We must, therefore, become aware of often we make assumptions as to how people will act, how situations will turn out and forming unrealistic expectations. Once we are more aware of it, you will notice how irrational they are and that projecting your own fear and expectations onto others only bring disappointment.

#3 Practice mindfulness and utilise relaxation techniques

This ties into the earlier mentioned strategy of understanding the root of the anger. Becoming more mindful of when you are angry and why will be a big help in addressing anger hotspots for you. Mindfulness goes hand in hand with relaxation techniques as it requires us to become still and relaxed to clear the mind and pay attention to our body and emotions.

This process, especially when new to mindfulness practices, can often be frustrating and difficult but trust the process. It is called mindfulness practise because it is a practice. Some days will be easier than others, but persist and you will become better at it.

Use relaxation techniques in short form when you need it most. Taking deep breaths, counting to ten, simple shortcuts to help take the edge off when you don’t have the time or environment to do a full meditation.

#4 Get daily exercise

There is nothing as good as exercise to help release anger and frustration. Our emotions are part of our body and physically releasing them is an important tool.

The endorphins exercise release will also help. Find something that suits you, the fact is just that any movement will help. Go punch a punching bag, go run, do yoga, climb a mountain – whatever your jam is just go out and do it. Walk a simple walk does wonders, it doesn’t have to be exhausting it just becomes a physical release of your anger.

#5 Journal

We all have feelings and thoughts that we kind of need to let out, but can’t fathom ever vocalising to anyone since it might make us look bad. It’s human nature, don’t beat yourself up about it. Just let it out in a healthy form.

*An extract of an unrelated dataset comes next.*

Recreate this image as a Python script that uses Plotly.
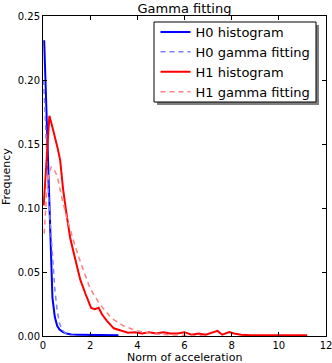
import plotly.graph_objs as go

# H0 histogram (blue) and its gamma fit
h0_x = [0.05, 0.1, 0.15, 0.2, 0.25, 0.3, 0.35, 0.4, 0.5, 0.6, 0.7, 0.85, 1.0, 1.2,
        1.5, 1.8, 2.1, 2.5, 2.9, 3.2]
h0_y = [0.231, 0.2, 0.17, 0.155, 0.12, 0.08, 0.05, 0.03, 0.015, 0.008, 0.005, 0.003, 0.002, 0.0012,
        0.001, 0.0009, 0.0008, 0.0006, 0.0005, 0.0005]

h0_fit_x = [0.02, 0.05, 0.1, 0.15, 0.2, 0.3, 0.4, 0.5, 0.6, 0.7, 0.8, 0.9, 1.0, 1.2, 1.5]
h0_fit_y = [0.2, 0.19, 0.17, 0.145, 0.12, 0.09, 0.065, 0.037, 0.02, 0.01, 0.005, 0.003, 0.0015, 0.0005, 0.0001]

# H1 histogram (red) and its gamma fit
h1_x = [0.03, 0.15, 0.27, 0.4, 0.52, 0.63, 0.73, 0.85, 1.0, 1.15, 1.25, 1.4, 1.58, 1.8,
        2.04, 2.2, 2.36, 2.5, 2.7, 3.0, 3.3, 3.6, 3.9, 4.2, 4.5, 4.8, 5.1, 5.4, 5.7, 6.0,
        6.3, 6.6, 6.9, 7.2, 7.4, 7.6, 7.9, 8.1, 8.4, 8.8, 9.2, 9.6, 10.0, 10.4, 10.8, 11.2]
h1_y = [0.102, 0.14, 0.172, 0.163, 0.155, 0.146, 0.137, 0.115, 0.095, 0.077, 0.069, 0.058, 0.044, 0.033,
        0.022, 0.021, 0.022, 0.017, 0.012, 0.006, 0.004, 0.0025, 0.003, 0.002, 0.003, 0.002, 0.003, 0.002, 0.002, 0.003,
        0.001, 0.002, 0.001, 0.003, 0.004, 0.001, 0.003, 0.002, 0.001, 0.0005, 0.0005, 0.0003, 0.0005, 0.0003, 0.0003, 0.0005]

h1_fit_x = [0.05, 0.15, 0.25, 0.35, 0.45, 0.6, 0.8, 1.0, 1.3, 1.6, 2.0, 2.4, 2.9, 3.4,
            3.9, 4.5, 5.0, 5.5, 6.0, 6.5, 7.0]
h1_fit_y = [0.08, 0.11, 0.127, 0.132, 0.131, 0.125, 0.108, 0.093, 0.074, 0.057, 0.037, 0.025, 0.014, 0.008,
            0.0045, 0.0022, 0.0012, 0.0007, 0.0004, 0.0002, 0.0001]

x_ticks = [0, 2, 4, 6, 8, 10, 12]
y_ticks = [0.0, 0.05, 0.1, 0.15, 0.2, 0.25]

font = "DejaVu Sans"
W, H = 332, 363
L, R, T, B = 43, 6, 16, 27
pw, ph = W - L - R, H - T - B

graph = [
    go.Scatter(x=h0_x, y=h0_y, mode='lines', name='H0 histogram',
               line=dict(color='#0000ff', width=2)),
    go.Scatter(x=h0_fit_x, y=h0_fit_y, mode='lines', name='H0 gamma fitting',
               line=dict(color='#8080ff', width=1.5, dash='5px,4px')),
    go.Scatter(x=h1_x, y=h1_y, mode='lines', name='H1 histogram',
               line=dict(color='#ff0000', width=2)),
    go.Scatter(x=h1_fit_x, y=h1_fit_y, mode='lines', name='H1 gamma fitting',
               line=dict(color='#ff8080', width=1.5, dash='5px,4px')),
]

axis_common = dict(showline=True, linecolor='black', linewidth=1, mirror='ticks',
                   ticks='inside', ticklen=4, tickcolor='black', showgrid=False,
                   zeroline=False, automargin=False, ticklabeloverflow='allow',
                   tickfont=dict(family=font, size=10, color='black'))

# pixel helpers for paper coords
def px(x):
    return (x - L) / pw

def py(y):
    return (H - B - y) / ph

layout = dict(
    width=W, height=H,
    margin=dict(l=L, r=R, t=T, b=B, autoexpand=False),
    paper_bgcolor='white', plot_bgcolor='white',
    font=dict(family=font, color='black'),
    title=dict(text='Gamma fitting', x=184.5 / W, xanchor='center', y=1 - 8 / H,
               yanchor='middle', font=dict(family=font, size=13, color='black')),
    xaxis=dict(range=[0, 12], tickvals=x_ticks, **axis_common),
    yaxis=dict(range=[0, 0.25], tickvals=y_ticks, tickformat='.2f', **axis_common),
    annotations=[
        dict(text='Norm of acceleration', xref='paper', yref='paper',
             x=px(184.5), y=py(357), xanchor='center', yanchor='middle',
             showarrow=False, font=dict(family=font, size=11, color='black')),
        dict(text='Frequency', xref='paper', yref='paper', textangle=-90,
             x=px(6), y=py(176), xanchor='center', yanchor='middle',
             showarrow=False, font=dict(family=font, size=11, color='black')),
    ],
    # legend frame with shadow (matplotlib style)
    shapes=[
        dict(type='rect', xref='paper', yref='paper', layer='above',
             x0=px(157), x1=px(319), y0=py(105), y1=py(25),
             fillcolor='#7f7f7f', line=dict(width=0)),
        dict(type='rect', xref='paper', yref='paper', layer='above',
             x0=px(154), x1=px(316), y0=py(102), y1=py(22),
             fillcolor='white', line=dict(color='black', width=1)),
    ],
    legend=dict(x=px(155.5), y=py(17), xanchor='left', yanchor='top',
                bgcolor='rgba(0,0,0,0)', borderwidth=0,
                font=dict(family=font, size=13, color='black')),
    showlegend=True,
)

fig = go.Figure(data=graph, layout=layout)
fig.write_html("out.html", config={'displayModeBar': False},
               post_script="document.body.style.margin='0';")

When you write your thoughts down in a private journal you can be as mean and angry here as you want. No judgement, not even from yourself. Let it out, vent, be the worst version of you on paper so that it does not build up and explode.

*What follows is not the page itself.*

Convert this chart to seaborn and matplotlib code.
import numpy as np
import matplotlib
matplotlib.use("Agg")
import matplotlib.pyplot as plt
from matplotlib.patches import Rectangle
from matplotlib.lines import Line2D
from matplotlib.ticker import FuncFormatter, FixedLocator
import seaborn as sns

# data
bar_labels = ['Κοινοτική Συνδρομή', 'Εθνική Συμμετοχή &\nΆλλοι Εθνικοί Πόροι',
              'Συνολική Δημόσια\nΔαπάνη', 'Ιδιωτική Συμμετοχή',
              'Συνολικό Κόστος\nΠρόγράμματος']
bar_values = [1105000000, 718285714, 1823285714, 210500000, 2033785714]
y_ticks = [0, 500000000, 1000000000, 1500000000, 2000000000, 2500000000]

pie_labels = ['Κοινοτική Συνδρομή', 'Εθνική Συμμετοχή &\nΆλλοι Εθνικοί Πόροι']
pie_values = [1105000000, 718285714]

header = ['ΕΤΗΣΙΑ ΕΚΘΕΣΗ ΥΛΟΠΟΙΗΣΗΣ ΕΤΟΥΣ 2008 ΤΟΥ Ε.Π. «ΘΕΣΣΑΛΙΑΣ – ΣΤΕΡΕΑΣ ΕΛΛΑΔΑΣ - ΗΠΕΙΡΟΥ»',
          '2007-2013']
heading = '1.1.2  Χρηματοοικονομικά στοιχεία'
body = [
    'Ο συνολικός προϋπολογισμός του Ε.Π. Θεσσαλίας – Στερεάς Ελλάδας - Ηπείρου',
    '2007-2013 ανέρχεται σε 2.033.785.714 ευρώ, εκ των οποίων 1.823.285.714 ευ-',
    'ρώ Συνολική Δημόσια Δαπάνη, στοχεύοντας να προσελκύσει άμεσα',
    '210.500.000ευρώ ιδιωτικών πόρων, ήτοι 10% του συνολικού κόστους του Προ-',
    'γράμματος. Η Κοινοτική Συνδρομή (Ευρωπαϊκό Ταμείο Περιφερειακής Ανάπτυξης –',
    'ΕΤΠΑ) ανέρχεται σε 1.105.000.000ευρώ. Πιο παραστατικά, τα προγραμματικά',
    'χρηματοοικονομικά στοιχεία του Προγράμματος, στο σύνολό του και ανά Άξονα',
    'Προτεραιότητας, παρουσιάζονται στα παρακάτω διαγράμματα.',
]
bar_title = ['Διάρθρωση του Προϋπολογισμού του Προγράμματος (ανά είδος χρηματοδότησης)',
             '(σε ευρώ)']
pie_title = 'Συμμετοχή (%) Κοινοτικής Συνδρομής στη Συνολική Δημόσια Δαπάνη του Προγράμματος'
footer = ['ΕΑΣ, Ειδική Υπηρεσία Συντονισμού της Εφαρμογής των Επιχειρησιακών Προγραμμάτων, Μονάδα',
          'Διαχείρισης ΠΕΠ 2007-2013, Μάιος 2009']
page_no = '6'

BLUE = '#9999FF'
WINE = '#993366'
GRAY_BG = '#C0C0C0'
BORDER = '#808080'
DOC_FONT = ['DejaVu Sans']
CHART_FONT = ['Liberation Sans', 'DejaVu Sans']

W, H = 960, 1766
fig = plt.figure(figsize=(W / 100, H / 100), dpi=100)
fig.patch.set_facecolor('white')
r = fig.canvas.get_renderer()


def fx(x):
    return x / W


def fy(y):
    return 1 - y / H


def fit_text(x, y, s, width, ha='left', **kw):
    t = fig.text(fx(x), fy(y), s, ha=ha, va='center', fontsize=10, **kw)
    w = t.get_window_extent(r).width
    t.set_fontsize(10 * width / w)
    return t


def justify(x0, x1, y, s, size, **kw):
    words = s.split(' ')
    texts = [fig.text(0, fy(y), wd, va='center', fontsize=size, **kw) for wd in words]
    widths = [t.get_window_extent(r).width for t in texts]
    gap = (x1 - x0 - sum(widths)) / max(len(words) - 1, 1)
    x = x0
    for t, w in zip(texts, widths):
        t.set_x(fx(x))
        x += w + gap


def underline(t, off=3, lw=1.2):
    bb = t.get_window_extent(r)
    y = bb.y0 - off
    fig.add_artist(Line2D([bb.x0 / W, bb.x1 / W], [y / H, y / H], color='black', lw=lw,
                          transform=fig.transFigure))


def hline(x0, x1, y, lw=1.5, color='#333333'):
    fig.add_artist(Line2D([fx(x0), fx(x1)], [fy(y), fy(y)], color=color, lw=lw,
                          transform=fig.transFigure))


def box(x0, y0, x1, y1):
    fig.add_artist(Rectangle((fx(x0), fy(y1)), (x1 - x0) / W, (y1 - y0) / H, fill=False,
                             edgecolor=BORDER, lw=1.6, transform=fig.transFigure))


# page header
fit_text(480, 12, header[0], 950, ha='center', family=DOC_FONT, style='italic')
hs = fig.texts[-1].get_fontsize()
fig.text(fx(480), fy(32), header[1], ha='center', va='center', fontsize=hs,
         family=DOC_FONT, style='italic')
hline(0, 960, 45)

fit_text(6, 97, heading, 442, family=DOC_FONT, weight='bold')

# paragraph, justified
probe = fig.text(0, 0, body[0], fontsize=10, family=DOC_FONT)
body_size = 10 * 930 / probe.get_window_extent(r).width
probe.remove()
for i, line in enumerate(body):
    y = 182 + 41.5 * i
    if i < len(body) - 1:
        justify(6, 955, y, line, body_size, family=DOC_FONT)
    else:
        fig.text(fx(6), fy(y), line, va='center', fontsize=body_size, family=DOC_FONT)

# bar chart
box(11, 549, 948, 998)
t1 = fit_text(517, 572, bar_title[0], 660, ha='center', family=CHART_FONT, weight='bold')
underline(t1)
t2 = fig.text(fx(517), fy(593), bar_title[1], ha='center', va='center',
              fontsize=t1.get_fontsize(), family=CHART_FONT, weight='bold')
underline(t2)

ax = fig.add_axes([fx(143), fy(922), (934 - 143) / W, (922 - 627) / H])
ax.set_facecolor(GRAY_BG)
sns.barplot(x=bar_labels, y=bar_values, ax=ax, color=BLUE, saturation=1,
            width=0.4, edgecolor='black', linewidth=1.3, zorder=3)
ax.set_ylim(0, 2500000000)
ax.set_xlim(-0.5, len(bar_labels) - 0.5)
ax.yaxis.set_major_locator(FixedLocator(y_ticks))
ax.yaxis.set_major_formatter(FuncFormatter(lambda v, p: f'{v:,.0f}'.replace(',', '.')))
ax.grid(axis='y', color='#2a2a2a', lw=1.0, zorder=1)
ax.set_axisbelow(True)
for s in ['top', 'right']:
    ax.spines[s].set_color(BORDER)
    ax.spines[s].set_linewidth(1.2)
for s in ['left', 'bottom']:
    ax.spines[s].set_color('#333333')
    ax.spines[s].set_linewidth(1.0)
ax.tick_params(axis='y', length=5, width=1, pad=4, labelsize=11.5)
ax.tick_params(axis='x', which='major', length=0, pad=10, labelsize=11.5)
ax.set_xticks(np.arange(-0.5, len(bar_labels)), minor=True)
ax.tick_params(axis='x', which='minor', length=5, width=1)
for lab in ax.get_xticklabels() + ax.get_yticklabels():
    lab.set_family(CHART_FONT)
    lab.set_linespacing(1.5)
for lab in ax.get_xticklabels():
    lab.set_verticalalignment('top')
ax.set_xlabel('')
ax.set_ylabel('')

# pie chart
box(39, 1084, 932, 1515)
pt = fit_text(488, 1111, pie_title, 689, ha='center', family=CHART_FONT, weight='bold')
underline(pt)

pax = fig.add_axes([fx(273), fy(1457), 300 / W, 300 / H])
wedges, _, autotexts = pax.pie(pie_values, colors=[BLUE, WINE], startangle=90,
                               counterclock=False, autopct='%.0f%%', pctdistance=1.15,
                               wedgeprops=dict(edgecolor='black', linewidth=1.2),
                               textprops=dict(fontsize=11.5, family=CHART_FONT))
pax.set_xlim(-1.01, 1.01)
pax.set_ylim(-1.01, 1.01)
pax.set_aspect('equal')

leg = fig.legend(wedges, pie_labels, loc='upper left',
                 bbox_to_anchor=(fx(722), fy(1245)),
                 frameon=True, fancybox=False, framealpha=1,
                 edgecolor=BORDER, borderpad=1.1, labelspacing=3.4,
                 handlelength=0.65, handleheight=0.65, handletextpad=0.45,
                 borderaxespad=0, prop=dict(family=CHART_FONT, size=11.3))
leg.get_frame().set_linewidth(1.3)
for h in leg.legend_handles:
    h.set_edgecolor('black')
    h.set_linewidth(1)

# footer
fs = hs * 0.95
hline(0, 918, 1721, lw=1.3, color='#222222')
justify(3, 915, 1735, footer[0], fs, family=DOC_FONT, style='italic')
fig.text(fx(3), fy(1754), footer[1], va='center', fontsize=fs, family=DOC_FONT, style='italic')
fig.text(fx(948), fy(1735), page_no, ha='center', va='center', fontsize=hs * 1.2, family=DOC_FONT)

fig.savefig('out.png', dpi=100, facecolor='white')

I didn’t try journaling until much later and life, because I always thought it was something silly girls did in teen movies. It has since been such a wonderful addition to my daily routine. It is actually very therapeutic and you can’t lose anything by trying it.


Practice letting go daily

Like anything truly worthwhile in life, it is something we work at and create healthy habits of. The same goes for the practice of letting go. If change is what we really crave, we must make decisions daily to create that change. That can often be very painful, but worth it in the long run. Letting go is not just letting go of negative or painful feelings, but letting go of our smaller self so that we may become the best version of ourselves. And even though the process of letting go might initially be brought on by the need to let go of the feelings and situations by other people, we ultimately do it for ourselves.

I believe that this should be a daily practice for us all, especially for INFJ types who typically have extreme difficulty letting go. So be kind to yourself fellow over-thinkers and practice letting go daily. It’s not magic, just another habit.